In an exclusive interview with the Financial Times yesterday, OCC head John Dugan said that the agency sees a wave of bank failures in the not-too-distant future, particularly as the credit and mortgage crunch begins to work its way to regional and community banks most vulnerable to failure. From the story:
“We’re going to have some more bank failures that will come back more to historical norms and may go above that with time,” he said. “That is a natural consequence of the economy going from historically exceptionally benign credit conditions to something that is more normal to something you would get in a downturn.”
Dugan’s a bright guy, but let’s be honest here: this is an economy that careened from wild exuberance into outright recession in less than 6 months — all thanks to mortgage banking and its ancillaries. Later on in the interview, the numbers come out, and we’d submit that the OCC fears much more than a typical rash of bank failures, or at least should:
Dugan … is particularly worried about lending by smaller banks to commercial real estate developers for condominiums and other projects. More than a third of smaller community banks have made commercial property loans that exceed 300 per cent of their capital, the OCC says. By comparison, in 1987, when hundreds of banks failed amid a commercial property collapse, such banks had commercial property loans equal to 175 per cent of their capital.

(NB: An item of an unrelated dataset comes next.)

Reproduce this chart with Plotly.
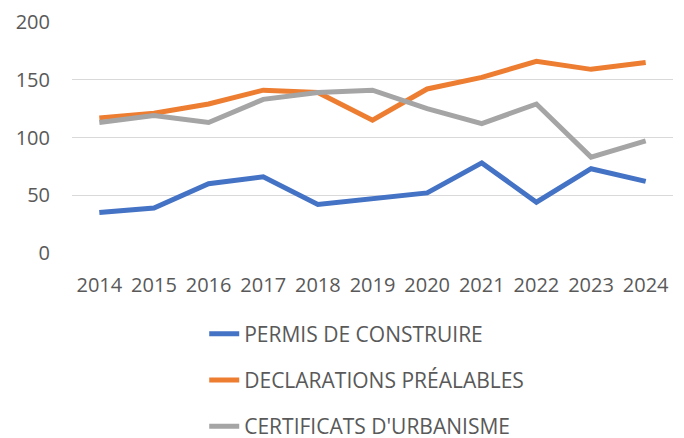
import plotly.graph_objects as go

years = ["2014", "2015", "2016", "2017", "2018", "2019", "2020", "2021", "2022", "2023", "2024"]
permis = [35, 39, 60, 66, 42, 47, 52, 78, 44, 73, 62]
declarations = [117, 121, 129, 141, 139, 115, 142, 152, 166, 159, 165]
certificats = [113, 119, 113, 133, 139, 141, 125, 112, 129, 83, 97]

names = ["PERMIS DE CONSTRUIRE", "DECLARATIONS PRÉALABLES", "CERTIFICATS D'URBANISME"]
colors = ["#4472C4", "#ED7D31", "#A5A5A5"]
series = [permis, declarations, certificats]

fig = go.Figure()
for n, c, s in zip(names, colors, series):
    fig.add_trace(go.Scatter(x=years, y=s, mode="lines", name=n, legendgroup=n,
                             line=dict(color=c, width=5)))

font = dict(family="Open Sans, Lato, sans-serif", size=20, color="#595959")
legend_font = dict(family="Open Sans, Lato, sans-serif", size=21, color="#595959")
fig.update_layout(
    width=676, height=430,
    margin=dict(l=64, r=11, t=14, b=185, autoexpand=False),
    paper_bgcolor="white", plot_bgcolor="white",
    font=font,
    showlegend=True,
    legend=dict(orientation="v", x=0.220, xanchor="left", y=-0.262, yanchor="top",
                tracegroupgap=16, font=legend_font, bgcolor="rgba(0,0,0,0)"),
    xaxis=dict(type="category", showgrid=False, showline=False, zeroline=False,
               ticks="outside", ticklen=14, tickcolor="rgba(0,0,0,0)",
               range=[-0.5, 10.5], automargin=False),
    yaxis=dict(range=[0, 200], dtick=50, showgrid=True, gridcolor="#D9D9D9", gridwidth=1,
               zeroline=False, showline=False, ticks="outside", ticklen=17,
               tickcolor="rgba(0,0,0,0)", automargin=False),
)
fig.write_html("out.html")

Mr Dugan said he did not expect failures to rise as high as during the late 1980s and early 1990s – when 534 banks failed in 1989 alone – because banks are better capitalised, have better underwriting standards and did less speculative lending.
Color us unsold on the speculative lending part, for one thing. And a third of smaller community banks have CRE loans at 300 percent of capital? Need we remind market participants of the pitfalls of leverage?